Aquello era tremenda aventura. El ajetreo empezaba un poco antes. Primero, mami sacaba del aparador toda la vajilla prohibida. Mientras la limpiaba y envolvía en papel periódico, yo aprovechaba para preguntar y permanecía embelesada con los cuentos de cuando mi abuela se casó o mi bisabuela gallega puso los pies en Guanabacoa.
A cada rato papi se daba un saltico desde el trabajo. Martillaba una puerta por aquí, reforzaba una ventana por allá, apartaba las camas de las ventanas y se subía en el techo a mirar las tejas con cara de pocos amigos y dialogaba con ellas o consigo mismo: «¿Aguantarán?». Antes de salir advertía con tono apocalíptico: «¡Adelanten, recójanlo todo, que este sí viene duro!».
La atmósfera poco rutinaria me ponía eufórica. Claro que yo no tenía nada vital que hacer, salvo asegurarme de que a mis juguetes preferidos no se los llevara el viento y asistir a mi hermana en la tarea de poner los libros a buen recaudo.
¿No podemos quedarnos adentro del closet? —pregunté una vez, emocionada—. Aquí hay espacio hasta para guardar la comida… Nadie me hizo caso. En esa época no había un mundo más fascinante que el de adentro de mi closet, pero mi familia no parecía coincidir.
Protegidos quedaban los adornos, los muebles.
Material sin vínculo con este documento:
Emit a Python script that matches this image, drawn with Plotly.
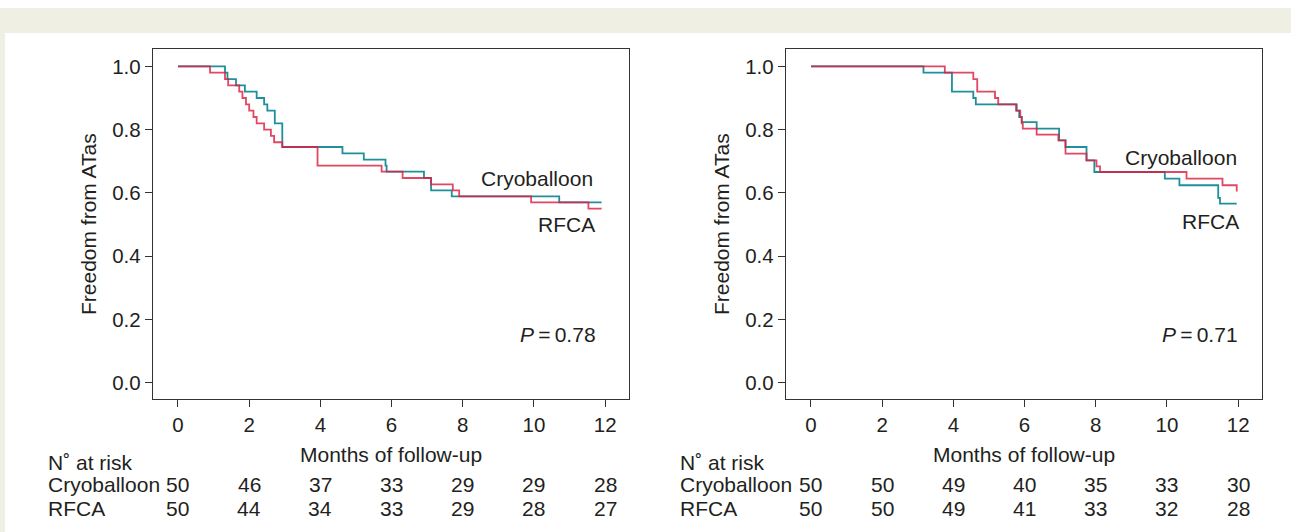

El televisor y el refrigerador se iban a la casa de la vecina con un tiempo de antelación prudencial.
El resto de la jornada antes de la hora cero —entiéndase el azote directo del huracán sobre nuestras cabezas— transcurría con la incógnita de en qué momento se iría la luz, mi insistencia en comerme antes de tiempo algo de las provisiones, y el rostro compungido de mi mamá cada vez que en el radio el locutor decía con tono agónico: «¡Alarma ciclónica, alarma ciclónica!».
Cuando se sabía ya que el monstruo pasaría por encima de nosotros, recogíamos los bártulos, cerrábamos la puerta e íbamos para la casa de al lado, a reunirnos con el televisor y el refrigerador.
Siempre fui curiosa. Estar en una casa ajena, con vecinos muy buenos, me encantaba. Yo disfrutaba la noche de acampada, las anécdotas a la luz de un farol y las galletas. Los adultos vigilaban por la ventana si nuestras tejas se iban o no se iban. Ellos estaban aterrorizados; yo encontraba un espectáculo sin igual en el movimiento acompasado de mi techo, el vaivén del poste de la esquina, el sonido amenazador de las ráfagas y la calma aparente del ojo.
Al día siguiente, sin mayores perjuicios que lamentar —por suerte— se recogían las hojas de los árboles, se cortaban las ramas y la agitación duraba otro par de días o una semana, en lo que regresaba la electricidad, recolectaban la basura y al fin podíamos tomar agua fría.
Así viví de pequeña algunos ciclones, incluso los que en el último momento se desviaban, dejándome la desilusión.
Entonces no sabía de casas derrumbadas, albergues, pérdidas de vidas y recursos. La inocencia me protegía del temor y la desgracia.
Hoy tenemos un techo anticiclón, no debemos autoevacuarnos, pero mi mamá se sigue asustando con el parte meteorológico. Y yo con ella. Por eso cruzamos los dedos y decimos siempre: «¡Llévatelo, viento de agua!»